To fully solve it though, commits for the cursor need to be completely separate from the rest of the state updates. With that implemented, the commit thread can now end up with a queue like this:
Background (not ready) | Cursor Move 1 (ready) | Cursor Move 2 (ready) | Cursor Move 3 (ready) |
It then attempts to simplify the queue by merging commits that only have buffers that are done rendering already.
Background (not ready) | Cursor Move 1 + Cursor Move 2 + Cursor Move 3 (ready) |
It also attempts to reorder the queue to move commits that are ready to the front. This doesn’t always work, for example it may be that the cursor changes only work on top of the background change already being committed, but not on their own.
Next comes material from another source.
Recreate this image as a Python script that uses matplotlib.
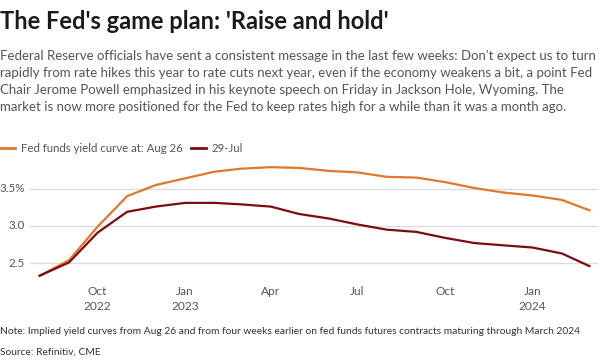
import matplotlib
matplotlib.use("Agg")
import matplotlib.pyplot as plt
import matplotlib.transforms as mtransforms
import pandas as pd

plt.rcParams['font.family'] = ['Lato', 'DejaVu Sans']

# monthly contract dates, Aug 2022 .. Mar 2024
months = ["2022-08", "2022-09", "2022-10", "2022-11", "2022-12",
          "2023-01", "2023-02", "2023-03", "2023-04", "2023-05", "2023-06",
          "2023-07", "2023-08", "2023-09", "2023-10", "2023-11", "2023-12",
          "2024-01", "2024-02", "2024-03"]
aug26 = [2.33, 2.54, 2.99, 3.40, 3.55, 3.64, 3.73, 3.77, 3.79, 3.78, 3.74,
         3.72, 3.66, 3.65, 3.59, 3.51, 3.45, 3.41, 3.35, 3.21]
jul29 = [2.33, 2.51, 2.91, 3.19, 3.26, 3.31, 3.31, 3.29, 3.26, 3.16, 3.10,
         3.02, 2.95, 2.92, 2.84, 2.77, 2.74, 2.71, 2.63, 2.46]

ytick_vals = [2.5, 3.0, 3.5]
ytick_labels = ["2.5", "3.0", "3.5%"]
xtick_dates = ["2022-10", "2023-01", "2023-04", "2023-07", "2023-10", "2024-01"]
xtick_labels = ["Oct\n2022", "Jan\n2023", "Apr", "Jul", "Oct", "Jan\n2024"]

title = "The Fed's game plan: 'Raise and hold'"
subtitle = ("Federal Reserve officials have sent a consistent message in the last few weeks: Don't expect us to turn\n"
            "rapidly from rate hikes this year to rate cuts next year, even if the economy weakens a bit, a point Fed\n"
            "Chair Jerome Powell emphasized in his keynote speech on Friday in Jackson Hole, Wyoming. The\n"
            "market is now more positioned for the Fed to keep rates high for a while than it was a month ago.")
note = "Note: Implied yield curves from Aug 26 and from four weeks earlier on fed funds futures contracts maturing through March 2024"
source = "Source: Refinitiv, CME"

ORANGE = "#e0782a"
DARK = "#7b0d12"
GRID = "#dcdcdc"
TXT = "#555555"

W, H = 600, 363
fig = plt.figure(figsize=(W / 100, H / 100), dpi=100)

# axes box in pixels: x 32..598, y 159..278 (from top)
ax = fig.add_axes([32 / W, (H - 278) / H, 566 / W, 119 / H])

x = pd.to_datetime(months)
ax.plot(x, aug26, color=ORANGE, lw=1.6, label="Fed funds yield curve at: Aug 26")
ax.plot(x, jul29, color=DARK, lw=1.6, label="29-Jul")

ax.set_xlim(pd.Timestamp("2022-07-24"), pd.Timestamp("2024-03-10"))
ax.set_ylim(2.3, 3.9)

for s in ax.spines.values():
    s.set_visible(False)
ax.set_yticks(ytick_vals)
ax.set_yticklabels([])
ax.tick_params(axis='y', length=0)
ax.grid(axis='y', color=GRID, lw=1)
ax.set_axisbelow(True)

# y labels right-aligned near the figure's left edge
tr = mtransforms.blended_transform_factory(fig.transFigure, ax.transData)
for v, lab in zip(ytick_vals, ytick_labels):
    ax.text(25 / W, v, lab, transform=tr, ha='right', va='center',
            fontsize=8.4, color=TXT)
# gridlines also reach back towards the labels
for v in ytick_vals:
    ax.plot([30 / W, 32 / W], [v, v], transform=tr, color=GRID, lw=1, clip_on=False)

ax.set_xticks(pd.to_datetime(xtick_dates))
ax.set_xticklabels(xtick_labels, fontsize=8.6, color=TXT, linespacing=1.4)
ax.tick_params(axis='x', length=0, pad=6)

fig.text(0 / W, 1 - 29 / H, title, fontsize=17, fontweight='bold',
         color="#1a1a1a", ha='left', va='baseline')
fig.text(0 / W, 1 - 50 / H, subtitle, fontsize=9.5, color=TXT,
         ha='left', va='top', linespacing=1.5)

leg = fig.legend(loc='upper left', bbox_to_anchor=(-4 / W, 1 - 138 / H), ncol=2,
                 frameon=False, fontsize=8.2, handlelength=1.3, handletextpad=0.5,
                 columnspacing=0.7, borderaxespad=0)
for t in leg.get_texts():
    t.set_color(TXT)
for h in leg.get_lines():
    h.set_linewidth(2)

fig.text(0 / W, 1 - 334 / H, note, fontsize=7.4, color="#333333",
         ha='left', va='baseline')
fig.text(0 / W, 1 - 355 / H, source, fontsize=7.4, color="#333333",
         ha='left', va='baseline')

fig.savefig("out.png", dpi=100)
To ensure we keep a queue that is known to work, it tests the new order of commits, in this case Cursor Move 1 + Cursor Move 2 + Cursor Move 3
and Cursor Move 1 + Cursor Move 2 + Cursor Move 3 + Background
. If it doesn’t work, then the cursor commits will just have to wait for the Background
commit to be ready.
If it does work though, the commits get swapped around like so:
Cursor Move 1 + Cursor Move 2 + Cursor Move 3 (ready) | Background (not ready) |
and with that done, the thread commits Cursor Move 1 + Cursor Move 2 + Cursor Move 3
and reschedules the background commit to be submitted in the next refresh cycle instead.
The result
To test if this actually works I used the compositor-killer app from Scott Anderson, which is designed to take a very long time rendering each frame and slow down the compositor’s rendering to a crawl. In this video I used it with 700000 iterations to fully utilize my GPU and make compositing slow down to 3-4 frames per second, and despite all of that, the cursor stays butter smooth:
Of course we’ll also want to try to prevent apps from dragging down KWin’s rendering speed in the first place, but that’s not done yet and this post is really long enough already.